January 16, 2005

What are we Conserving

I have to ask my conservative friends. What are you trying to conserve? Because if you look back at the past as a more friendly time, don't forget that the past was not a more friendly time for everybody. If "conservativism" has genuinely shed it's attachment to racism, elitism, and economic unfairness and even oppression, then I'm a conservative myself. I consider myself a "liberal" because I don't think we are entirely free from that past. And tomorrow is a day that we should consider what that past and present was about. People had to struggle to be where they are now. They had to struggle to have the luxury to "jump ship" from their brothers and sisters on the poor side of town and to join with the folks for whom "ownership society" has an entirely different reality from what they claim they mean.

And one of the pioneers of this was Martin Luther King. His famous essay, see;
"http://www.almaz.com/nobel/peace/MLK-jail.html

"I am in Birmingham because injustice is here. Just as the prophets of the eighth century B.C. left their villages and carried their "thus saith the Lord" far beyond the boundaries of their home towns, and just as the Apostle Paul left his village of Tarsus and carried the gospel of Jesus Christ to the far corners of the Greco-Roman world, so am I. compelled to carry the gospel of freedom beyond my own home town. Like Paul, I must constantly respond to the Macedonian call for aid."

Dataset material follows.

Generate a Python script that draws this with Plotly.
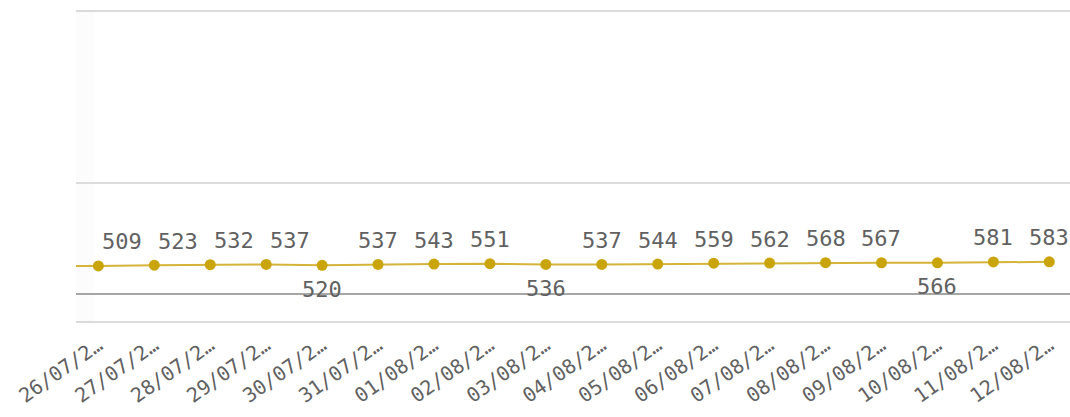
import plotly.graph_objects as go

# categories (first one lies just off the left edge of the visible window)
dates = ["25/07/2…", "26/07/2…", "27/07/2…", "28/07/2…", "29/07/2…", "30/07/2…",
         "31/07/2…", "01/08/2…", "02/08/2…", "03/08/2…", "04/08/2…",
         "05/08/2…", "06/08/2…", "07/08/2…", "08/08/2…", "09/08/2…",
         "10/08/2…", "11/08/2…", "12/08/2…"]
values = [509, 509, 523, 532, 537, 520, 537, 543, 551, 536, 537,
          544, 559, 562, 568, 567, 566, 581, 583]
y_gridlines = [2000]

# styling only: horizontal nudge (px) of each data label, as in the reference
label_dx = [0, 24, 24, 24, 24] + [0] * 14

gold = "#c9a40a"
txt = "#616161"
font = "DejaVu Sans Mono"

fig = go.Figure()
fig.add_trace(go.Scatter(
    x=dates, y=values,
    mode="lines+markers",
    line=dict(color="#d5b43a", width=2),
    marker=dict(color=gold, size=11),
    cliponaxis=True,
    hoverinfo="x+y",
))

# data labels: below for local minima, above otherwise
for i, v in enumerate(values):
    if i == 0:
        continue
    prev_v = values[i - 1]
    next_v = values[i + 1] if i < len(values) - 1 else v + 1
    below = v < prev_v and v < next_v
    fig.add_annotation(
        x=dates[i], y=v, text=str(v), showarrow=False,
        yshift=-24 if below else 24,
        xshift=label_dx[i],
        font=dict(family=font, size=22, color=txt),
        xanchor="center", yanchor="middle",
    )

# chart frame lines (top / bottom of plot area) and faint left scroll shadow
for yy in (0, 1):
    fig.add_shape(type="line", xref="paper", yref="paper", x0=0, x1=1, y0=yy, y1=yy,
                  line=dict(color="#dcdcdc", width=2), layer="below")
fig.add_shape(type="rect", xref="paper", yref="paper", x0=0, x1=0.018, y0=0, y1=1,
              fillcolor="rgba(0,0,0,0.012)", line=dict(width=0), layer="below")

fig.update_layout(
    width=1070, height=417,
    margin=dict(l=76, r=0, t=11, b=95),
    paper_bgcolor="white", plot_bgcolor="white",
    showlegend=False,
    xaxis=dict(
        type="category",
        range=[0.6, 18.37],
        automargin=False,
        showgrid=False, zeroline=False, showline=False,
        ticks="",
        tickangle=-35,
        ticklabelstandoff=7,
        tickfont=dict(family=font, size=20, color=txt),
    ),
    yaxis=dict(
        range=[-500, 5100],
        automargin=False,
        tickvals=y_gridlines,
        showticklabels=False,
        showgrid=True, gridcolor="#dcdcdc", gridwidth=2,
        zeroline=True, zerolinecolor="#a6a6a6", zerolinewidth=2,
        showline=False, ticks="",
    ),
)

fig.write_html(
    "out.html",
    config={"displayModeBar": False},
    post_script="document.body.style.margin='0';document.body.style.overflow='hidden';",
)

So is justice here in truth?

His essay is an extended call to justice. To the roots of Western ethics. Inspired by the unified universal unimaginable he went to fight for justice and freedom. This unbound and un-ownable spiritual unity calls to all of us -- though few listen. This ultimate source of reality speaks to all of us, though our minds are so clouded by dreams sometimes that we missunderstand the truth even when we hear it. This law is for all human beings, though there are many laws which seek to make it reality. And Martin Luther King made the case for why people can't lie down and "wait" for people to be somehow "ready" for change.

If one waits for change, people not only never will be ready, but those who aren't waiting will take advantage and make things worse. If one takes ones inspirations and understandings and sets them aside in favor of massaging the ignorance and myths of one's audience, one will eat well but never do anyone any lasting good. And one will die with a life of falseness, and the sages teach us one will receive the reward of incessent suffering. Suffering continues so much because people are unwilling to challenge it. Injustice continues because too many people are willing to cut corners or set aside their conscience for expedience.

But if one respects and loves oneself, and those around him enough to put aside such selfish ways and "do the right thing" then something better can indeed come of one's efforts. Then the dreams and myths one works with will be sustaining ones that can indeed change the world. Then one will indeed be working with truth. The sages say:

"HEALING OF THE COLLECTIVE MUST ALWAYS BEGIN WITH THE REPAIR OF THE INDIVIDUAL. "
and: "INNER PAIN IS ONLY REMOVED BY INNER HEALING. INNER HEALING IS ONLY ACCOMPLISHED THROUGH INNER WORK. INNER WORK REQUIRES EFFORT, DISCIPLINE AND SACRIFICE."

So let's work together. Let us continue our great Metta-waves prayer of chanting the daimoku. Let us pray for the repose of souls like Martin Luther Kings, and that more people will follow in his footsteps and the footsteps of other sages and sit at their feet to learn truth. For they taught things because they were true.